Whatever the communication method, I always respond to the ones who commanded my attention, who breaks thru my personal ADD tendencies. Berating a gatekeeper or listener for not listening is not their fault, it’s your fault. It’s your job to figure out how to get someone to see you and keep them engaged. It is certainly harder, but that just means you have to work smarter. Bob got slammed with artist emails in the last 48 hours. Do you know how many people reached out to him via Twitter to listen to their music in that same time? One. That’s right. Only one. That doesn’t guarantee Bob will hear the music either, but I think I’ll more likely be seen when I’m the only one doing it instead of following the herd.

And whether you agree with any of the above or not, it doesn’t matter. I’m over 500 words in and I’ve got your attention. Enough to mention I help solve many of these attention problems with my latest book Hack Your Hit. I did it by providing worthwhile content. I promoted it solely by placing it on my Twitter and Facebook feeds. You didn’t have to come here. You certainly didn’t have to read this far. To Bob’s point, I didn’t force this upon you. You came to me. And I thank you for it.
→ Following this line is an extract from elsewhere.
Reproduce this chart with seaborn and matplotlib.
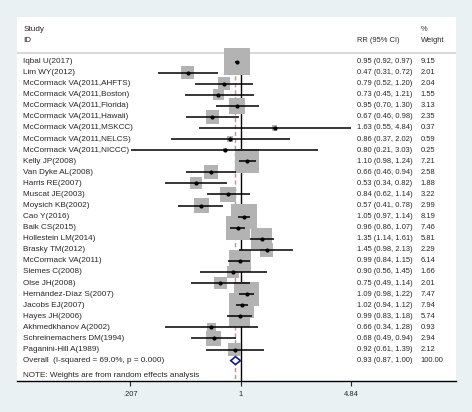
import numpy as np
import pandas as pd
import seaborn as sns
import matplotlib.pyplot as plt
from matplotlib.ticker import NullLocator

sns.set_style('white')
plt.rcParams['font.family'] = ['Liberation Sans', 'DejaVu Sans']

# 研究数据
studies = ["Iqbal U(2017)", "Lim WY(2012)", "McCormack VA(2011,AHFTS)",
           "McCormack VA(2011,Boston)", "McCormack VA(2011,Florida)",
           "McCormack VA(2011,Hawaii)", "McCormack VA(2011,MSKCC)",
           "McCormack VA(2011,NELCS)", "McCormack VA(2011,NICCC)",
           "Kelly JP(2008)", "Van Dyke AL(2008)", "Harris RE(2007)",
           "Muscat JE(2003)", "Moysich KB(2002)", "Cao Y(2016)", "Baik CS(2015)",
           "Hollestein LM(2014)", "Brasky TM(2012)", "McCormack VA(2011)",
           "Siemes C(2008)", "Olse JH(2008)", "Hernández-Díaz S(2007)",
           "Jacobs EJ(2007)", "Hayes JH(2006)", "Akhmedkhanov A(2002)",
           "Schreinemachers DM(1994)", "Paganini-Hill A(1989)"]
rr = [0.95, 0.47, 0.79, 0.73, 0.95, 0.67, 1.63, 0.86, 0.80, 1.10, 0.66, 0.53, 0.84,
      0.57, 1.05, 0.96, 1.35, 1.45, 0.99, 0.90, 0.75, 1.09, 1.02, 0.99, 0.66, 0.68, 0.92]
lo = [0.92, 0.31, 0.52, 0.45, 0.70, 0.46, 0.55, 0.37, 0.21, 0.98, 0.46, 0.34, 0.62,
      0.41, 0.97, 0.86, 1.14, 0.98, 0.84, 0.56, 0.49, 0.98, 0.94, 0.83, 0.34, 0.49, 0.61]
hi = [0.97, 0.72, 1.20, 1.21, 1.30, 0.98, 4.84, 2.02, 3.03, 1.24, 0.94, 0.82, 1.14,
      0.78, 1.14, 1.07, 1.61, 2.13, 1.15, 1.45, 1.14, 1.22, 1.12, 1.18, 1.28, 0.94, 1.39]
weights = [9.15, 2.01, 2.04, 1.55, 3.13, 2.35, 0.37, 0.59, 0.25, 7.21, 2.58, 1.88, 3.22,
           2.99, 8.19, 7.46, 5.81, 2.29, 6.14, 1.66, 2.01, 7.47, 7.94, 5.74, 0.93, 2.94, 2.12]
overall = (0.93, 0.87, 1.00)
overall_label = "Overall  (I-squared = 69.0%, p = 0.000)"
note = "NOTE: Weights are from random effects analysis"
xticks = [0.207, 1, 4.84]
xticklabels = [".207", "1", "4.84"]

df = pd.DataFrame({'study': studies, 'rr': rr, 'lo': lo, 'hi': hi, 'weight': weights})
df['row'] = np.arange(len(df))
n = len(df)

fig = plt.figure(figsize=(4.72, 4.12), dpi=100, facecolor='#e9f1f3')
ax = fig.add_axes([17 / 472, 31 / 412, 439 / 472, 364 / 412])
ax.set_facecolor('white')
ax.set_xscale('log')
ax.set_xlim(0.0411, 21.7)
ax.set_ylim(28.84, -4.02)

fs = 5.85   # 文字列字号
fn = 5.4    # 数字列字号
top = -0.6
# 参考线
ax.vlines(1, top, 28.84, color='black', lw=1.0, zorder=1)
ax.vlines(overall[0], top, 28.84, color='#d08a8a', lw=1.0, ls=(0, (3, 2)), zorder=1)
ax.axhline(-0.74, color='#d6d6d6', lw=1.3, zorder=1)

# 权重方块
sns.scatterplot(data=df, x='rr', y='row', size='weight',
                sizes=(40.3 * min(weights), 40.3 * max(weights)),
                size_norm=(min(weights), max(weights)),
                marker='s', color='#b3b3b3', linewidth=0, legend=False,
                ax=ax, zorder=2)
ax.hlines(df['row'], df['lo'], df['hi'], color='black', lw=1.1, zorder=3)
sns.scatterplot(data=df, x='rr', y='row', color='black', s=9, linewidth=0,
                legend=False, ax=ax, zorder=4)

# 合并效应菱形
est, l, h = overall
yo = n
ax.fill([l, est, h, est], [yo, yo - 0.36, yo, yo + 0.36], facecolor='white',
        edgecolor='#1c1c80', lw=1.2, zorder=5)

# 文本列
tr = ax.get_yaxis_transform()
xs, xc, xw = 0.0144, 0.774, 0.920
ax.text(xs, -2.93, "Study", transform=tr, fontsize=fs, va='center')
ax.text(xs, -1.94, "ID", transform=tr, fontsize=fs, va='center')
ax.text(xc, -1.94, "RR (95% CI)", transform=tr, fontsize=fn, va='center')
ax.text(xw, -2.93, "%", transform=tr, fontsize=fn, va='center')
ax.text(xw, -1.94, "Weight", transform=tr, fontsize=fn, va='center')
for i, r in df.iterrows():
    ax.text(xs, r['row'], r['study'], transform=tr, fontsize=fs, va='center')
    ax.text(xc, r['row'], f"{r['rr']:.2f} ({r['lo']:.2f}, {r['hi']:.2f})",
            transform=tr, fontsize=fn, va='center')
    ax.text(xw, r['row'], f"{r['weight']:.2f}", transform=tr, fontsize=fn, va='center')
ax.text(xs, yo, overall_label, transform=tr, fontsize=fs, va='center')
ax.text(xc, yo, f"{est:.2f} ({l:.2f}, {h:.2f})", transform=tr, fontsize=fn, va='center')
ax.text(xw, yo, "100.00", transform=tr, fontsize=fn, va='center')
ax.text(xs, 28.3, note, transform=tr, fontsize=fs, va='center')

# 坐标轴
for s in ['top', 'right', 'left']:
    ax.spines[s].set_visible(False)
ax.spines['bottom'].set_color('black')
ax.spines['bottom'].set_linewidth(1.0)
ax.set_xticks(xticks)
ax.set_xticklabels(xticklabels, fontsize=fn)
ax.xaxis.set_minor_locator(NullLocator())
ax.tick_params(axis='x', direction='out', length=3.5, width=0.8, pad=4, bottom=True)
ax.set_yticks([])
ax.set_xlabel('')
ax.set_ylabel('')

fig.savefig('out.png', dpi=100, facecolor=fig.get_facecolor())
To further thank you, I want to hear your stories of how you successfully got attention. Email me your stories in 150 words or less to jay futurehitdna com. In a couple of weeks, I will pick the 5 stories that got my attention the most and post them on this blog. Each of the selected stories will get an autographed copy of my new book Hack Your Hit and a free DigSin T-shirt (that’s my label that gives its music away for free if you didn’t know).

ADD is a fact of life now in so many aspects of daily life. It’s not pleasant, but it’s reality. To understand that the music fan likely suffers from it is to figure out the best way to work against it. Ignoring it as a hurdle to success just guarantees you’ll trip over it and fall on your face. I look forward to reading your successes and seeing how well you command my attention.